Without the pictures, set down every line of the data exactly.

+ + + +

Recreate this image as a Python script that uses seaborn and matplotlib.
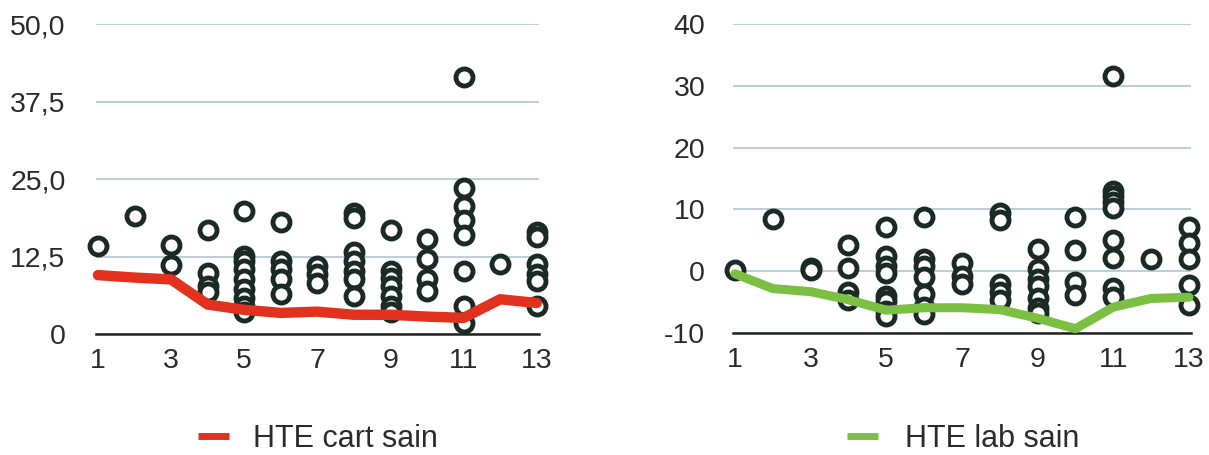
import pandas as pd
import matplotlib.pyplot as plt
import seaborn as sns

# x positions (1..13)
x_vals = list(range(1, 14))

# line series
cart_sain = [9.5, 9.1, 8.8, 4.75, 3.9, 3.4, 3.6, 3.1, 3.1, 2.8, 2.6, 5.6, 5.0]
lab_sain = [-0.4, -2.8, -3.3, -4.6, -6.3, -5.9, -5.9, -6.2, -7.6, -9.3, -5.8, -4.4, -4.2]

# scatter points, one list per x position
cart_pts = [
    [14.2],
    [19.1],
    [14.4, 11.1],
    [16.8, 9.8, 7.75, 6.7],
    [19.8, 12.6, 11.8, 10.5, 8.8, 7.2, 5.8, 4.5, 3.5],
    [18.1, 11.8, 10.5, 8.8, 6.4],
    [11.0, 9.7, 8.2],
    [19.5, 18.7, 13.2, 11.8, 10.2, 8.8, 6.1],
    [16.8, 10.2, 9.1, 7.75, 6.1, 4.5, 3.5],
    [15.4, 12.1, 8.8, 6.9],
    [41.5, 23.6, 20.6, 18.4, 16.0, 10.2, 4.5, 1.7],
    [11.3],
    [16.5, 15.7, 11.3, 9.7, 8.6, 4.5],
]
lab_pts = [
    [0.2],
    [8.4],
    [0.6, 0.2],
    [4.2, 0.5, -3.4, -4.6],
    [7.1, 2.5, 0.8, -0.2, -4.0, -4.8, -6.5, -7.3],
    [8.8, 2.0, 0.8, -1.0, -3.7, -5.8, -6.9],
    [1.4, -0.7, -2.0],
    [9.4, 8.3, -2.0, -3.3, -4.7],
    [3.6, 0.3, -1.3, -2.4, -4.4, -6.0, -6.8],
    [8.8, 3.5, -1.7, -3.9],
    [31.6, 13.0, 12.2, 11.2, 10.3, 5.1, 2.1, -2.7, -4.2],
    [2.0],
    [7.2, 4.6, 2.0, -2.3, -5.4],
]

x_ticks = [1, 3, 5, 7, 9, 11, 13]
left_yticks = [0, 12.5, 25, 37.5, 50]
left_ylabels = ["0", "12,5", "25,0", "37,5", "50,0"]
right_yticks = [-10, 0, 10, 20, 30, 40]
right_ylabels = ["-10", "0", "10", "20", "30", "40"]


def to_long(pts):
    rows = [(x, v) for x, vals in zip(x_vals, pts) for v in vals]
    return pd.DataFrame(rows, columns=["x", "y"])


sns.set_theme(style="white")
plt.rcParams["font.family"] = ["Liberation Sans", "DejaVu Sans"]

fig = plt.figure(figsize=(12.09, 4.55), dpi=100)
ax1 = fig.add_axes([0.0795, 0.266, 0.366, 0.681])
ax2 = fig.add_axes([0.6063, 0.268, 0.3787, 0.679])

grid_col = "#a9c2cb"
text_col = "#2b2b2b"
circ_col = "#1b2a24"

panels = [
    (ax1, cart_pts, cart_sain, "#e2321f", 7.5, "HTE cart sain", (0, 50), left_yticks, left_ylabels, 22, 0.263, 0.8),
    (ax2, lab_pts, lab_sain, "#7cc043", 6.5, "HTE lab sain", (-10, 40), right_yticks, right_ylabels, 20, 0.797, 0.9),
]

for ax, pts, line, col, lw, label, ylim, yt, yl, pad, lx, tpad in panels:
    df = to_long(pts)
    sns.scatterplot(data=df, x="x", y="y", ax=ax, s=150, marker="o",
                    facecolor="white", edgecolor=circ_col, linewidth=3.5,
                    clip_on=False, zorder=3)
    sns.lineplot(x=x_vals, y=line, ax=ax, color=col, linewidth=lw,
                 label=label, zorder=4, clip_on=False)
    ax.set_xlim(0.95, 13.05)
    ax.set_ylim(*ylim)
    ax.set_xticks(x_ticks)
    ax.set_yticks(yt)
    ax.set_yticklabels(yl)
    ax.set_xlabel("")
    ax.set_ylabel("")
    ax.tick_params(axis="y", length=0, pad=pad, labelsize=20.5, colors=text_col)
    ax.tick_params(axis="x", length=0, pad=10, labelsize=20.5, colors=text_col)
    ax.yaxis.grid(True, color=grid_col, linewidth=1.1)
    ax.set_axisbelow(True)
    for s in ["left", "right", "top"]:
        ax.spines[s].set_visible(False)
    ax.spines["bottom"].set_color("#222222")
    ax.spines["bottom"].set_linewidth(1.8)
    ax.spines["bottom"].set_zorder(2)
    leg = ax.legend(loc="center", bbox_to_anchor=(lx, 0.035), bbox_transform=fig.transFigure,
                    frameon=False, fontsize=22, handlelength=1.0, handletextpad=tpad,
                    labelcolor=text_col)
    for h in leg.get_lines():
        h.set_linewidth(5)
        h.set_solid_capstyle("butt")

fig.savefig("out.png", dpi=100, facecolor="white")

+ + + +

▶ **Output for this exercise**:
Recreate this image as a Python script that uses seaborn and matplotlib.
import pandas as pd
import matplotlib.pyplot as plt
import seaborn as sns

# x positions (1..13)
x_vals = list(range(1, 14))

# line series
cart_sain = [9.5, 9.1, 8.8, 4.75, 3.9, 3.4, 3.6, 3.1, 3.1, 2.8, 2.6, 5.6, 5.0]
lab_sain = [-0.4, -2.8, -3.3, -4.6, -6.3, -5.9, -5.9, -6.2, -7.6, -9.3, -5.8, -4.4, -4.2]

# scatter points, one list per x position
cart_pts = [
    [14.2],
    [19.1],
    [14.4, 11.1],
    [16.8, 9.8, 7.75, 6.7],
    [19.8, 12.6, 11.8, 10.5, 8.8, 7.2, 5.8, 4.5, 3.5],
    [18.1, 11.8, 10.5, 8.8, 6.4],
    [11.0, 9.7, 8.2],
    [19.5, 18.7, 13.2, 11.8, 10.2, 8.8, 6.1],
    [16.8, 10.2, 9.1, 7.75, 6.1, 4.5, 3.5],
    [15.4, 12.1, 8.8, 6.9],
    [41.5, 23.6, 20.6, 18.4, 16.0, 10.2, 4.5, 1.7],
    [11.3],
    [16.5, 15.7, 11.3, 9.7, 8.6, 4.5],
]
lab_pts = [
    [0.2],
    [8.4],
    [0.6, 0.2],
    [4.2, 0.5, -3.4, -4.6],
    [7.1, 2.5, 0.8, -0.2, -4.0, -4.8, -6.5, -7.3],
    [8.8, 2.0, 0.8, -1.0, -3.7, -5.8, -6.9],
    [1.4, -0.7, -2.0],
    [9.4, 8.3, -2.0, -3.3, -4.7],
    [3.6, 0.3, -1.3, -2.4, -4.4, -6.0, -6.8],
    [8.8, 3.5, -1.7, -3.9],
    [31.6, 13.0, 12.2, 11.2, 10.3, 5.1, 2.1, -2.7, -4.2],
    [2.0],
    [7.2, 4.6, 2.0, -2.3, -5.4],
]

x_ticks = [1, 3, 5, 7, 9, 11, 13]
left_yticks = [0, 12.5, 25, 37.5, 50]
left_ylabels = ["0", "12,5", "25,0", "37,5", "50,0"]
right_yticks = [-10, 0, 10, 20, 30, 40]
right_ylabels = ["-10", "0", "10", "20", "30", "40"]


def to_long(pts):
    rows = [(x, v) for x, vals in zip(x_vals, pts) for v in vals]
    return pd.DataFrame(rows, columns=["x", "y"])


sns.set_theme(style="white")
plt.rcParams["font.family"] = ["Liberation Sans", "DejaVu Sans"]

fig = plt.figure(figsize=(12.09, 4.55), dpi=100)
ax1 = fig.add_axes([0.0795, 0.266, 0.366, 0.681])
ax2 = fig.add_axes([0.6063, 0.268, 0.3787, 0.679])

grid_col = "#a9c2cb"
text_col = "#2b2b2b"
circ_col = "#1b2a24"

panels = [
    (ax1, cart_pts, cart_sain, "#e2321f", 7.5, "HTE cart sain", (0, 50), left_yticks, left_ylabels, 22, 0.263, 0.8),
    (ax2, lab_pts, lab_sain, "#7cc043", 6.5, "HTE lab sain", (-10, 40), right_yticks, right_ylabels, 20, 0.797, 0.9),
]

for ax, pts, line, col, lw, label, ylim, yt, yl, pad, lx, tpad in panels:
    df = to_long(pts)
    sns.scatterplot(data=df, x="x", y="y", ax=ax, s=150, marker="o",
                    facecolor="white", edgecolor=circ_col, linewidth=3.5,
                    clip_on=False, zorder=3)
    sns.lineplot(x=x_vals, y=line, ax=ax, color=col, linewidth=lw,
                 label=label, zorder=4, clip_on=False)
    ax.set_xlim(0.95, 13.05)
    ax.set_ylim(*ylim)
    ax.set_xticks(x_ticks)
    ax.set_yticks(yt)
    ax.set_yticklabels(yl)
    ax.set_xlabel("")
    ax.set_ylabel("")
    ax.tick_params(axis="y", length=0, pad=pad, labelsize=20.5, colors=text_col)
    ax.tick_params(axis="x", length=0, pad=10, labelsize=20.5, colors=text_col)
    ax.yaxis.grid(True, color=grid_col, linewidth=1.1)
    ax.set_axisbelow(True)
    for s in ["left", "right", "top"]:
        ax.spines[s].set_visible(False)
    ax.spines["bottom"].set_color("#222222")
    ax.spines["bottom"].set_linewidth(1.8)
    ax.spines["bottom"].set_zorder(2)
    leg = ax.legend(loc="center", bbox_to_anchor=(lx, 0.035), bbox_transform=fig.transFigure,
                    frameon=False, fontsize=22, handlelength=1.0, handletextpad=tpad,
                    labelcolor=text_col)
    for h in leg.get_lines():
        h.set_linewidth(5)
        h.set_solid_capstyle("butt")

fig.savefig("out.png", dpi=100, facecolor="white")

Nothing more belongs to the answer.